SYRACUSE, N.Y.-- Hans Kim of Upstate Medical University is one of four students in the United States to receive a Gina Finzi Memorial Student Summer Fellowship from Lupus Foundation of America. The fellowship is given to foster interest in a career in lupus research and to support efforts of tomorrow’s lupus scientific thought leaders. Kim’s fellowship carries an award of $4,000.

Kim is conducting his research into lupus, otherwise known as Systemic Lupus Erythematosus, (SLE), in the laboratory of Andras Perl, M.D., Ph.D., chief of rheumatology, co-director of Upstate’s MD/PhD program and professor of medicine, biochemistry & molecular biology and microbiology and immunology at Upstate.

“I am thrilled and grateful to receive the Gina Finzi Memorial Student Summer Fellowship from Lupus Foundation of America to support my research in lupus,” said Kim, who this fall will enter his second year in Upstate’s MD/PhD program. “I hope to understand this complex disease and eventually to improve medications and treatments to help lupus patients.”

Kim is using nuclear magnetic resonance (NMR) spectroscopy to conduct a study of lupus T cells and to compare them to normal T cells.
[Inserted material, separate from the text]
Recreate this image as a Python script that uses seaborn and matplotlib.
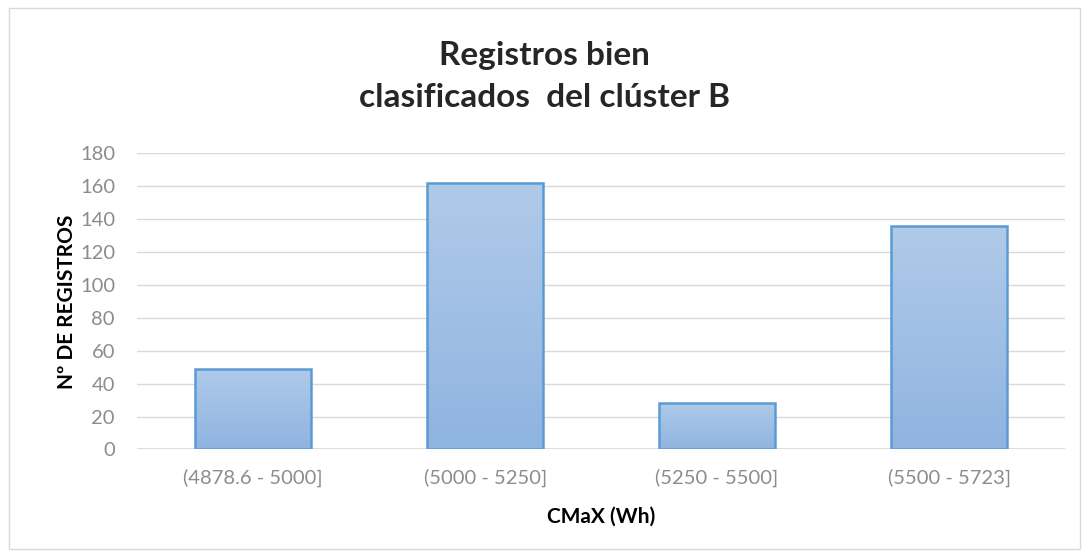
import matplotlib
matplotlib.use("Agg")
import matplotlib.pyplot as plt
import seaborn as sns
import numpy as np
import pandas as pd
from matplotlib.colors import LinearSegmentedColormap

categories = ['(4878.6 - 5000]', '(5000 - 5250]', '(5250 - 5500]', '(5500 - 5723]']
counts = [49, 162, 28, 136]
title = 'Registros bien\nclasificados  del clúster B'
xlabel = 'CMaX (Wh)'
ylabel = 'Nº DE REGISTROS'
yticks = list(range(0, 181, 20))

df = pd.DataFrame({'rango': categories, 'registros': counts})

sns.set_style("white")
plt.rcParams['font.family'] = ['Lato', 'DejaVu Sans']

fig = plt.figure(figsize=(10.89, 5.57), dpi=100)
ax = fig.add_axes([0.126, 0.193, 0.852, 0.532])

sns.barplot(data=df, x='rango', y='registros', ax=ax, width=0.5,
            color='#a6c3e6', edgecolor='#5b9bd5', linewidth=1.8, saturation=1)

# vertical gradient inside each bar
grad = LinearSegmentedColormap.from_list('g', ['#8fb4e0', '#b0cae9'])
gimg = np.linspace(0, 1, 256).reshape(-1, 1)
for p in ax.patches:
    x0, y0 = p.get_x(), p.get_y()
    w, h = p.get_width(), p.get_height()
    im = ax.imshow(gimg, cmap=grad, aspect='auto', origin='lower',
                   extent=[x0, x0 + w, y0, y0 + h], zorder=p.get_zorder())
    im.set_clip_path(p)
    p.set_facecolor('none')
    p.set_zorder(p.get_zorder() + 0.5)

ax.set_xlim(-0.5, 3.5)
ax.set_ylim(0, 180)
ax.set_yticks(yticks)
ax.yaxis.grid(True, color='#d9d9d9', linewidth=1)
ax.set_axisbelow(True)
for s in ax.spines.values():
    s.set_visible(False)
ax.axhline(0, color='#d9d9d9', linewidth=1.2, zorder=0.5)
ax.tick_params(axis='both', length=0, colors='#8c8c8c', labelsize=14.5)
ax.tick_params(axis='x', pad=14)
ax.tick_params(axis='y', pad=16)
ax.set_xlabel(xlabel, fontsize=15, fontweight='bold', color='black', labelpad=14)
ax.set_ylabel(ylabel, fontsize=15, fontweight='bold', color='black', labelpad=2)

fig.text(0.5, 0.862, title, ha='center', va='center', fontsize=24,
         fontweight='bold', linespacing=1.55)

# chart border like the spreadsheet frame
fig.patches.append(plt.Rectangle((0.008, 0.014), 0.984, 0.972, transform=fig.transFigure,
                                 fill=False, edgecolor='#d9d9d9', linewidth=1))

plt.savefig('out.png', dpi=100)
plt.close()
He is specifically looking for metabolites, or biomarkers, of the disease. (T cells contribute to immune defenses in the body.) “Any changes of metabolite can be used as a unique signature of a complex disease such as SLE,” said Kim.

He says that the outcome of his research will further understanding of lupus and the discovery of SLE biomarkers that can aid in the early detection of the disease and in the development of more targeted therapies to manage it.
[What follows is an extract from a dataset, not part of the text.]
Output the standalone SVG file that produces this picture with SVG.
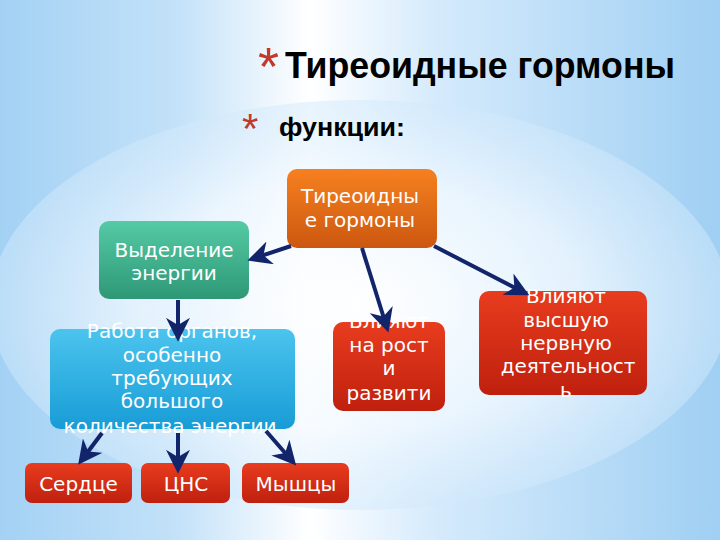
<svg xmlns="http://www.w3.org/2000/svg" width="720" height="540" viewBox="0 0 720 540">
<defs>
<linearGradient id="bg" x1="0" y1="0" x2="1" y2="0">
<stop offset="0" stop-color="#a3d1f4"/>
<stop offset="0.25" stop-color="#c4e2f9"/>
<stop offset="0.43" stop-color="#ffffff"/>
<stop offset="0.6" stop-color="#d6ebfc"/>
<stop offset="1" stop-color="#9fcff3"/>
</linearGradient>
<radialGradient id="glow" cx="0.5" cy="0.5" r="0.5">
<stop offset="0" stop-color="#ffffff" stop-opacity="0.95"/>
<stop offset="0.6" stop-color="#f4faff" stop-opacity="0.7"/>
<stop offset="1" stop-color="#d2e9fb" stop-opacity="0.5"/>
</radialGradient>
<linearGradient id="gOrange" x1="0" y1="0" x2="0" y2="1">
<stop offset="0" stop-color="#f68020"/>
<stop offset="1" stop-color="#cc5810"/>
</linearGradient>
<linearGradient id="gGreen" x1="0" y1="0" x2="0" y2="1">
<stop offset="0" stop-color="#55caa4"/>
<stop offset="1" stop-color="#2e9876"/>
</linearGradient>
<linearGradient id="gBlue" x1="0" y1="0" x2="0" y2="1">
<stop offset="0" stop-color="#4bc4ee"/>
<stop offset="1" stop-color="#189cd6"/>
</linearGradient>
<linearGradient id="gRed" x1="0" y1="0" x2="0" y2="1">
<stop offset="0" stop-color="#e83c1e"/>
<stop offset="1" stop-color="#bf200e"/>
</linearGradient>
<marker id="arr" viewBox="0 0 10 10" refX="8" refY="5" markerWidth="6" markerHeight="6" orient="auto" markerUnits="strokeWidth">
<path d="M0,0 L10,5 L0,10 L3,5 z" fill="#13256a"/>
</marker>
</defs>
<style>
.node text{font-family:"DejaVu Sans",sans-serif;font-size:20px;fill:#ffffff;text-anchor:middle}
.conn line{stroke:#13256a;stroke-width:4;marker-end:url(#arr)}
.title{font-family:"Liberation Sans",Arial,sans-serif;font-weight:bold;fill:#000000}
.star{font-family:"Liberation Sans",Arial,sans-serif;fill:#c0392b}
</style>
<rect x="0" y="0" width="720" height="540" fill="url(#bg)"/>
<ellipse cx="360" cy="305" rx="370" ry="205" fill="url(#glow)"/>

<text class="star" x="258" y="85" font-size="54">*</text>
<text class="title" x="285" y="78" font-size="36" textLength="390" lengthAdjust="spacingAndGlyphs">Тиреоидные гормоны</text>
<text class="star" x="242" y="143" font-size="42">*</text>
<text class="title" x="279" y="136" font-size="25" textLength="126" lengthAdjust="spacingAndGlyphs">функции:</text>

<g id="n-thyroid" class="node">
<rect x="287" y="169" width="150" height="79" rx="10" fill="url(#gOrange)"/>
<text x="360" y="203">Тиреоидны</text>
<text x="360" y="227">е гормоны</text>
</g>
<g id="n-energy" class="node">
<rect x="99" y="221" width="150" height="78" rx="10" fill="url(#gGreen)"/>
<text x="174" y="257">Выделение</text>
<text x="174" y="280">энергии</text>
</g>
<g id="n-organs" class="node">
<rect x="50" y="329" width="245" height="100" rx="10" fill="url(#gBlue)"/>
<text x="172" y="338">Работа органов,</text>
<text x="172" y="362">особенно</text>
<text x="172" y="385">требующих</text>
<text x="172" y="408">большого</text>
<text x="170" y="433">количества энергии</text>
</g>
<g id="n-growth" class="node">
<rect x="333" y="322" width="112" height="89" rx="10" fill="url(#gRed)"/>
<text x="389" y="328">Влияют</text>
<text x="389" y="352">на рост</text>
<text x="389" y="375">и</text>
<text x="389" y="400">развити</text>
</g>
<g id="n-nervous" class="node">
<rect x="479" y="291" width="168" height="104" rx="10" fill="url(#gRed)"/>
<text x="566" y="303">Влияют</text>
<text x="566" y="327">высшую</text>
<text x="566" y="350">нервную</text>
<text x="568" y="373">деятельност</text>
<text x="566" y="397">ь</text>
</g>
<g id="n-heart" class="node">
<rect x="25" y="463" width="107" height="40" rx="7" fill="url(#gRed)"/>
<text x="78.5" y="491">Сердце</text>
</g>
<g id="n-cns" class="node">
<rect x="141" y="463" width="89" height="40" rx="7" fill="url(#gRed)"/>
<text x="186" y="491">ЦНС</text>
</g>
<g id="n-muscle" class="node">
<rect x="242" y="463" width="107" height="40" rx="7" fill="url(#gRed)"/>
<text x="296" y="491">Мышцы</text>
</g>

<g id="connectors" class="conn">
<line x1="291" y1="246" x2="252" y2="259"/>
<line x1="362" y1="248" x2="387" y2="328"/>
<line x1="434" y1="246" x2="525" y2="293"/>
<line x1="178" y1="300" x2="178" y2="337"/>
<line x1="102" y1="433" x2="81" y2="461"/>
<line x1="178" y1="433" x2="178" y2="469"/>
<line x1="266" y1="431" x2="293" y2="462"/>
</g>
</svg>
This is the fourth award Hans has received since starting in Upstate’s MD/PhD program last June. He also received a fellowship from the Society of Nuclear Medicine and Molecular Imaging (2013), a Waters Academic Grant (2012) and a 2012 American College of Rheumatology research preceptorship.
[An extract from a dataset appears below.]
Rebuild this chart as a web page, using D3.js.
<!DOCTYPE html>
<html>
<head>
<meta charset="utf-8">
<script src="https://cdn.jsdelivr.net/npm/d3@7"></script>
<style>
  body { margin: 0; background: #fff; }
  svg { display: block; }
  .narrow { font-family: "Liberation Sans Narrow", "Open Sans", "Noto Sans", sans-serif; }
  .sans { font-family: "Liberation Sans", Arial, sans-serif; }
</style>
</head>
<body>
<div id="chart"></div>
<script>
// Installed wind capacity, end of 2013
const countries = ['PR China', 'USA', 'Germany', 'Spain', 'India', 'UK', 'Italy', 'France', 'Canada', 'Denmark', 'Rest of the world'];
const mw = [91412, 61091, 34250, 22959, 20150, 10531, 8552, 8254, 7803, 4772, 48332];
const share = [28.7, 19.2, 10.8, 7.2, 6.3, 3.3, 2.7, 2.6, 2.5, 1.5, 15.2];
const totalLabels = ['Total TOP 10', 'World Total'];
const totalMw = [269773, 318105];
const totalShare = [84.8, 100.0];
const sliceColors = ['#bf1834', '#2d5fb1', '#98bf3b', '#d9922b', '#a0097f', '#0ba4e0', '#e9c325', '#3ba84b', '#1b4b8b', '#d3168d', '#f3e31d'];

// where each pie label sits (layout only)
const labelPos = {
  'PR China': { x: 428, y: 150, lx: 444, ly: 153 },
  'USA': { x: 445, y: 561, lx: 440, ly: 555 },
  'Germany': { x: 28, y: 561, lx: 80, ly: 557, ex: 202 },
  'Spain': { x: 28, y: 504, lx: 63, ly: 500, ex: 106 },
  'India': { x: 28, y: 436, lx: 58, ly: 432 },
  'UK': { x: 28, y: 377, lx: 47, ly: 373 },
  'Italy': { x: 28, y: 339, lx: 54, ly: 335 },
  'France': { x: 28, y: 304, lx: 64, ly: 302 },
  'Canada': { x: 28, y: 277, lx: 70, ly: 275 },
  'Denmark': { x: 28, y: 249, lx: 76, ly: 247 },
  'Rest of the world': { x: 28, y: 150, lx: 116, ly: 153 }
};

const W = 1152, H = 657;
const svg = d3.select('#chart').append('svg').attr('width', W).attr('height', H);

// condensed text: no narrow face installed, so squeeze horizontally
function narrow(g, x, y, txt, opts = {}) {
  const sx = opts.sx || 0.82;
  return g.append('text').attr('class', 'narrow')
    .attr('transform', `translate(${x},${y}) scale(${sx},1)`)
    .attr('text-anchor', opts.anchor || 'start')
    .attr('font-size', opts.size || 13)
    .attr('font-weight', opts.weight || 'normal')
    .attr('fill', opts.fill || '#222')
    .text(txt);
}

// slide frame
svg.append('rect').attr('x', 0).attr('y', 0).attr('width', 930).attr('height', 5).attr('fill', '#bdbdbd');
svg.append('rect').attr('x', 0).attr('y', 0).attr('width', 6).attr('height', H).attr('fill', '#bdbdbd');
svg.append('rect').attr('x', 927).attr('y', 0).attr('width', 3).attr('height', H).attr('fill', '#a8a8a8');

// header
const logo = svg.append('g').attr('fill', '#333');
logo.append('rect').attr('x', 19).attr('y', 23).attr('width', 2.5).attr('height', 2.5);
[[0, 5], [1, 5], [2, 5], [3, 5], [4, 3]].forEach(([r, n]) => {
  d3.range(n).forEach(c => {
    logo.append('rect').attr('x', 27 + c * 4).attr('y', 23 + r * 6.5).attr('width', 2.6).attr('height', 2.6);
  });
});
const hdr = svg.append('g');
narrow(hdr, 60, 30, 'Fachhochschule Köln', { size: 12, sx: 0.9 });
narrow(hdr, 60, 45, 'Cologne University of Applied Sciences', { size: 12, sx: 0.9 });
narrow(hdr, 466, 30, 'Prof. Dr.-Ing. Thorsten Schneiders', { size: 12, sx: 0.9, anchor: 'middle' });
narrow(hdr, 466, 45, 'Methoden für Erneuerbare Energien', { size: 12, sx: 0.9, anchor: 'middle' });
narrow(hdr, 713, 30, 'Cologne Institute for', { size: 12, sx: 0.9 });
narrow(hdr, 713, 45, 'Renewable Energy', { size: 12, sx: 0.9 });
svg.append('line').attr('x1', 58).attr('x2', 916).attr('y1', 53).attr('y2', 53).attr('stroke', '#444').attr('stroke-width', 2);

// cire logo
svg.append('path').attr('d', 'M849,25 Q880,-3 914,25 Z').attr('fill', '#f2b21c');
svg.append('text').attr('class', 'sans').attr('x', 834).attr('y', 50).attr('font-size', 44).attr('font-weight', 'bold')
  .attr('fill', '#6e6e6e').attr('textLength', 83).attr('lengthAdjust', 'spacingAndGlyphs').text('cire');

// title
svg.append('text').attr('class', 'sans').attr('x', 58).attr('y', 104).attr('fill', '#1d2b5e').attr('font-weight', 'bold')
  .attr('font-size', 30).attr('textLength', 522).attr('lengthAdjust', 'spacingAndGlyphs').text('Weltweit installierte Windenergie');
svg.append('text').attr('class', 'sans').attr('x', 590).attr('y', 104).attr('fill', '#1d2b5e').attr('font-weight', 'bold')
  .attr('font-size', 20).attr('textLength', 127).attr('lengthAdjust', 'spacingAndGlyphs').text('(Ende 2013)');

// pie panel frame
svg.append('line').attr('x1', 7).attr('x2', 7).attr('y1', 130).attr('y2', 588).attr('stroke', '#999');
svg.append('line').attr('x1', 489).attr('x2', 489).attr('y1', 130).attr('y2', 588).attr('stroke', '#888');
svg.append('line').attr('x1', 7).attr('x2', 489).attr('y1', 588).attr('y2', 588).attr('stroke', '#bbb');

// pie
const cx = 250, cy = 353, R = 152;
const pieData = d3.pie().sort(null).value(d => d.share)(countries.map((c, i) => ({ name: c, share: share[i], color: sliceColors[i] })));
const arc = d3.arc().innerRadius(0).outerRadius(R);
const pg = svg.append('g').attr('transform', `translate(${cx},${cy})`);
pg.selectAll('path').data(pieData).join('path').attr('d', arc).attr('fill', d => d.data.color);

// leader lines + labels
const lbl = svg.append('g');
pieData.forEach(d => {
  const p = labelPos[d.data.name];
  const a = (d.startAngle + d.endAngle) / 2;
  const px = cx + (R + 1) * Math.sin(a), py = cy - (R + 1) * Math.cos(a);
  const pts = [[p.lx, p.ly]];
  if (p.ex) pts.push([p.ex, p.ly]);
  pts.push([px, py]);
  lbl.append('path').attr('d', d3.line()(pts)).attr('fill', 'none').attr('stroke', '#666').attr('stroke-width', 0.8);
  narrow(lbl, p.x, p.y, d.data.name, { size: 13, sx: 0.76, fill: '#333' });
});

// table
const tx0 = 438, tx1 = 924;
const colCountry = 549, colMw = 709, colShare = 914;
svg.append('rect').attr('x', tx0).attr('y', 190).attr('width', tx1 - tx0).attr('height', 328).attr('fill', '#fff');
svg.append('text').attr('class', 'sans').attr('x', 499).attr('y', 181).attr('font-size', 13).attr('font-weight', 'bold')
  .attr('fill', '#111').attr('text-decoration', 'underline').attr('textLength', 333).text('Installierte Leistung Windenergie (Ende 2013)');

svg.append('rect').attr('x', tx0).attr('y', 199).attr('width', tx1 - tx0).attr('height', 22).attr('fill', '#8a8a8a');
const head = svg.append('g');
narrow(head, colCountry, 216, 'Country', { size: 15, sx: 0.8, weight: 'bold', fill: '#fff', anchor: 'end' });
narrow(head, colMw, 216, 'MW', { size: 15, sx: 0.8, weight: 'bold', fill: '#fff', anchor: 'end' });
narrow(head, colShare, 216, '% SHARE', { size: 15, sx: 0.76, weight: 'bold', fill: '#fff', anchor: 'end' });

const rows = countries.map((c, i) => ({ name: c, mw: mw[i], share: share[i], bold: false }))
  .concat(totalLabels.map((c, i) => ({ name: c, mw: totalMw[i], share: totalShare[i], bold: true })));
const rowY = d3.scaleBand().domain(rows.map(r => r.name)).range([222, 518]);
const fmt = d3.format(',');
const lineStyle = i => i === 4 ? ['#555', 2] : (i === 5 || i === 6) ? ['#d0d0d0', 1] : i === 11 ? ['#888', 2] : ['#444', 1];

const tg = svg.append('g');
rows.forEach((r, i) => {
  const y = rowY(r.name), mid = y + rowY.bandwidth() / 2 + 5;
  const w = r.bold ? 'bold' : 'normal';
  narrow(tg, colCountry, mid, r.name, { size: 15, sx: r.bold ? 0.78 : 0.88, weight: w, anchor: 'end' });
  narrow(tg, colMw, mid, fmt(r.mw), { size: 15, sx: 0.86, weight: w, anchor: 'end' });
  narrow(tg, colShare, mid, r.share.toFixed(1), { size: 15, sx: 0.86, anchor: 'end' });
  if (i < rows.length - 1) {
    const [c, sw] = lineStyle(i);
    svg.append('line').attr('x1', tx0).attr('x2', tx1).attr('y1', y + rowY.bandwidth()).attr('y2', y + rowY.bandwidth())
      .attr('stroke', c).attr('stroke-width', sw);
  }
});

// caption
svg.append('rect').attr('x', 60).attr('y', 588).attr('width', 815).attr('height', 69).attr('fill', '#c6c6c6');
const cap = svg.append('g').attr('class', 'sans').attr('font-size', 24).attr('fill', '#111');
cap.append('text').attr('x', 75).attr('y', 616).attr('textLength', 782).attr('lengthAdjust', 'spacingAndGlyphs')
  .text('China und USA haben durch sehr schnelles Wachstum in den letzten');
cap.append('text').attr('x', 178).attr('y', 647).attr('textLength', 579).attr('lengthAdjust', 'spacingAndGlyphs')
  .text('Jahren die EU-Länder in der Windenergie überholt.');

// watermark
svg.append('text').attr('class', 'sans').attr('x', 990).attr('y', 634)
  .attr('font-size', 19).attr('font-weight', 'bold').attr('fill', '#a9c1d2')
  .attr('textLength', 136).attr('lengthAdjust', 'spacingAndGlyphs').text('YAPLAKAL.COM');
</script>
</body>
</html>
SLE is an autoimmune disease in which the immune system attacks the body’s cells and tissue, resulting in inflammation and tissue damage, most often harming the heart, joints, skin, lungs, blood vessels, liver, kidneys and nervous system. It has no known cause, no known cure and it can be fatal.

Caption: MD/PhD student Hans Kim, left, with Andras Perl, M.D., Ph.D., chief of Rheumatology at Upstate Medical University. Kim is the recipient of a Gina Finzi Memorial Student Summer Fellowship from the Lupus Foundation of America.